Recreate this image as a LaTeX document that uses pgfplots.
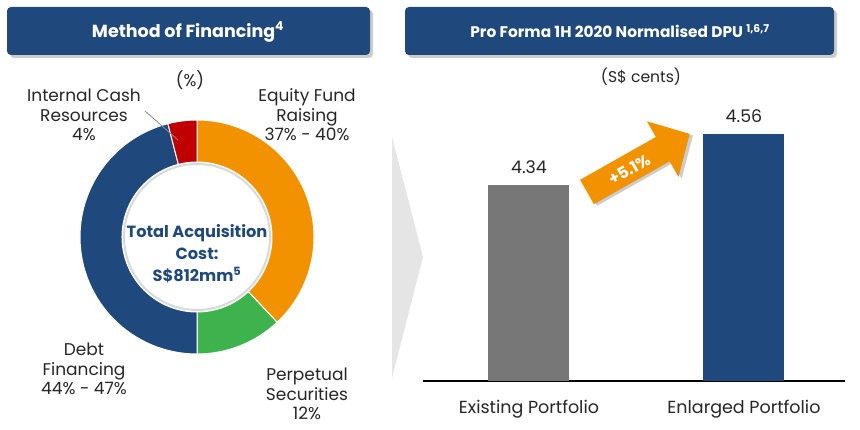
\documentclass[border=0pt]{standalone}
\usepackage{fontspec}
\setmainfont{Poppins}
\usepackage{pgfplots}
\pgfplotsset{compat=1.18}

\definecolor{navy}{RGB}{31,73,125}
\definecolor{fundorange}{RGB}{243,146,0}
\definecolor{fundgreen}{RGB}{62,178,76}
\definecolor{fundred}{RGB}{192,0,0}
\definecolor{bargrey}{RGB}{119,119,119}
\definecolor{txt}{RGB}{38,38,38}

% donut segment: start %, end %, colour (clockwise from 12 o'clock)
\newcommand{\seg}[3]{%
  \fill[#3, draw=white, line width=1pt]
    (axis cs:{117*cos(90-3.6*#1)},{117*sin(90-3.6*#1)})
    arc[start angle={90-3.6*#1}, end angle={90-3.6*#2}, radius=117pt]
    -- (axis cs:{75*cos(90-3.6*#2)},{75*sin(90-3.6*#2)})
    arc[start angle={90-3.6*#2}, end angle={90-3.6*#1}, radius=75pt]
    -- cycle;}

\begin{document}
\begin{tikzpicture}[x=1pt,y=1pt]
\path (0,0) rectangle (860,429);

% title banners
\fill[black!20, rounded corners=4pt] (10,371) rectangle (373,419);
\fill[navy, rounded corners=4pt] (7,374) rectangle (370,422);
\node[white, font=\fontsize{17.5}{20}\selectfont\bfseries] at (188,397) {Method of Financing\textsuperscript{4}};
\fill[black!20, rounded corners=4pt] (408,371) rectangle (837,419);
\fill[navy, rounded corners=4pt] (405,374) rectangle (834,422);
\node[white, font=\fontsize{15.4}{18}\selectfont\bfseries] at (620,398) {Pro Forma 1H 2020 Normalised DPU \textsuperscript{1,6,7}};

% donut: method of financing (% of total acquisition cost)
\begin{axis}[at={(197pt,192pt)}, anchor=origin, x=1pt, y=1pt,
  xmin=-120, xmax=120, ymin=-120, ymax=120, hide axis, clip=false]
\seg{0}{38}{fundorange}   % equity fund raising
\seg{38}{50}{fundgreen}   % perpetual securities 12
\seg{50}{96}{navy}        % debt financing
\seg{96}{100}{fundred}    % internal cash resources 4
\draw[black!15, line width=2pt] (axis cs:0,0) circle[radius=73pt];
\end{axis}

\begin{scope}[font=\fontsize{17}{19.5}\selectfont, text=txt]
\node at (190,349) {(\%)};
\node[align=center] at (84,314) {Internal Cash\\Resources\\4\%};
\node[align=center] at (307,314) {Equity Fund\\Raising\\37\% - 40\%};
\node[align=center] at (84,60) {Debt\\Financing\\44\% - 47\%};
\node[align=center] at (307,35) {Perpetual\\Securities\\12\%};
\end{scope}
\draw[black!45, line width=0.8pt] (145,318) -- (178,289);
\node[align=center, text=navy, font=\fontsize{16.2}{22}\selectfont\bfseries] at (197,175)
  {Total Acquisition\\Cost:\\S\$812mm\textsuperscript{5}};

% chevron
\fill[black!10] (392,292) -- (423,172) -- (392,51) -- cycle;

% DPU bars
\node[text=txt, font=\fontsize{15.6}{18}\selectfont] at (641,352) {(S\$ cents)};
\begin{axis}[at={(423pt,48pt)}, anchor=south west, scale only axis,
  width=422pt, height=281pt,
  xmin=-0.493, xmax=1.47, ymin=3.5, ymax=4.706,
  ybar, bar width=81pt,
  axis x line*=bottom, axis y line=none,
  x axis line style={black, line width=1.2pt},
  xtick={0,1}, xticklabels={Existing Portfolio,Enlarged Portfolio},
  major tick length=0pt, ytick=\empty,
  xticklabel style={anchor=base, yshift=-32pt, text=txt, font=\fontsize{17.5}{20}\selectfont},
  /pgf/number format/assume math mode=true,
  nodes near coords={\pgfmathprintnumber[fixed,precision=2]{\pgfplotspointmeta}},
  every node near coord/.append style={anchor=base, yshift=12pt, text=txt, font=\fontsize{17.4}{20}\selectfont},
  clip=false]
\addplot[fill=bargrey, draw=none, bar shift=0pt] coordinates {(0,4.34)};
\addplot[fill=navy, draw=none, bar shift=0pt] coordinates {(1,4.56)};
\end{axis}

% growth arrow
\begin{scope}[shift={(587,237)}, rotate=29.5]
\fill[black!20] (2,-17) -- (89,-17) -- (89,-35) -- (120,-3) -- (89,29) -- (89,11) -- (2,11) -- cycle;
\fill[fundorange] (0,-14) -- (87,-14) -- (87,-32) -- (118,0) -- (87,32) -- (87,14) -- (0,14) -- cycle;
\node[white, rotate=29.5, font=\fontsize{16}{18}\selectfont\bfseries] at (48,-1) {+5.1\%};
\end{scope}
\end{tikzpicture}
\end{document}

**SHORT TASK**
Extract all the data above exactly, excluding every picture.

**RESULT OF THE EXERCISE**
Recreate this image as a LaTeX document that uses pgfplots.
\documentclass[border=0pt]{standalone}
\usepackage{fontspec}
\setmainfont{Poppins}
\usepackage{pgfplots}
\pgfplotsset{compat=1.18}

\definecolor{navy}{RGB}{31,73,125}
\definecolor{fundorange}{RGB}{243,146,0}
\definecolor{fundgreen}{RGB}{62,178,76}
\definecolor{fundred}{RGB}{192,0,0}
\definecolor{bargrey}{RGB}{119,119,119}
\definecolor{txt}{RGB}{38,38,38}

% donut segment: start %, end %, colour (clockwise from 12 o'clock)
\newcommand{\seg}[3]{%
  \fill[#3, draw=white, line width=1pt]
    (axis cs:{117*cos(90-3.6*#1)},{117*sin(90-3.6*#1)})
    arc[start angle={90-3.6*#1}, end angle={90-3.6*#2}, radius=117pt]
    -- (axis cs:{75*cos(90-3.6*#2)},{75*sin(90-3.6*#2)})
    arc[start angle={90-3.6*#2}, end angle={90-3.6*#1}, radius=75pt]
    -- cycle;}

\begin{document}
\begin{tikzpicture}[x=1pt,y=1pt]
\path (0,0) rectangle (860,429);

% title banners
\fill[black!20, rounded corners=4pt] (10,371) rectangle (373,419);
\fill[navy, rounded corners=4pt] (7,374) rectangle (370,422);
\node[white, font=\fontsize{17.5}{20}\selectfont\bfseries] at (188,397) {Method of Financing\textsuperscript{4}};
\fill[black!20, rounded corners=4pt] (408,371) rectangle (837,419);
\fill[navy, rounded corners=4pt] (405,374) rectangle (834,422);
\node[white, font=\fontsize{15.4}{18}\selectfont\bfseries] at (620,398) {Pro Forma 1H 2020 Normalised DPU \textsuperscript{1,6,7}};

% donut: method of financing (% of total acquisition cost)
\begin{axis}[at={(197pt,192pt)}, anchor=origin, x=1pt, y=1pt,
  xmin=-120, xmax=120, ymin=-120, ymax=120, hide axis, clip=false]
\seg{0}{38}{fundorange}   % equity fund raising
\seg{38}{50}{fundgreen}   % perpetual securities 12
\seg{50}{96}{navy}        % debt financing
\seg{96}{100}{fundred}    % internal cash resources 4
\draw[black!15, line width=2pt] (axis cs:0,0) circle[radius=73pt];
\end{axis}

\begin{scope}[font=\fontsize{17}{19.5}\selectfont, text=txt]
\node at (190,349) {(\%)};
\node[align=center] at (84,314) {Internal Cash\\Resources\\4\%};
\node[align=center] at (307,314) {Equity Fund\\Raising\\37\% - 40\%};
\node[align=center] at (84,60) {Debt\\Financing\\44\% - 47\%};
\node[align=center] at (307,35) {Perpetual\\Securities\\12\%};
\end{scope}
\draw[black!45, line width=0.8pt] (145,318) -- (178,289);
\node[align=center, text=navy, font=\fontsize{16.2}{22}\selectfont\bfseries] at (197,175)
  {Total Acquisition\\Cost:\\S\$812mm\textsuperscript{5}};

% chevron
\fill[black!10] (392,292) -- (423,172) -- (392,51) -- cycle;

% DPU bars
\node[text=txt, font=\fontsize{15.6}{18}\selectfont] at (641,352) {(S\$ cents)};
\begin{axis}[at={(423pt,48pt)}, anchor=south west, scale only axis,
  width=422pt, height=281pt,
  xmin=-0.493, xmax=1.47, ymin=3.5, ymax=4.706,
  ybar, bar width=81pt,
  axis x line*=bottom, axis y line=none,
  x axis line style={black, line width=1.2pt},
  xtick={0,1}, xticklabels={Existing Portfolio,Enlarged Portfolio},
  major tick length=0pt, ytick=\empty,
  xticklabel style={anchor=base, yshift=-32pt, text=txt, font=\fontsize{17.5}{20}\selectfont},
  /pgf/number format/assume math mode=true,
  nodes near coords={\pgfmathprintnumber[fixed,precision=2]{\pgfplotspointmeta}},
  every node near coord/.append style={anchor=base, yshift=12pt, text=txt, font=\fontsize{17.4}{20}\selectfont},
  clip=false]
\addplot[fill=bargrey, draw=none, bar shift=0pt] coordinates {(0,4.34)};
\addplot[fill=navy, draw=none, bar shift=0pt] coordinates {(1,4.56)};
\end{axis}

% growth arrow
\begin{scope}[shift={(587,237)}, rotate=29.5]
\fill[black!20] (2,-17) -- (89,-17) -- (89,-35) -- (120,-3) -- (89,29) -- (89,11) -- (2,11) -- cycle;
\fill[fundorange] (0,-14) -- (87,-14) -- (87,-32) -- (118,0) -- (87,32) -- (87,14) -- (0,14) -- cycle;
\node[white, rotate=29.5, font=\fontsize{16}{18}\selectfont\bfseries] at (48,-1) {+5.1\%};
\end{scope}
\end{tikzpicture}
\end{document}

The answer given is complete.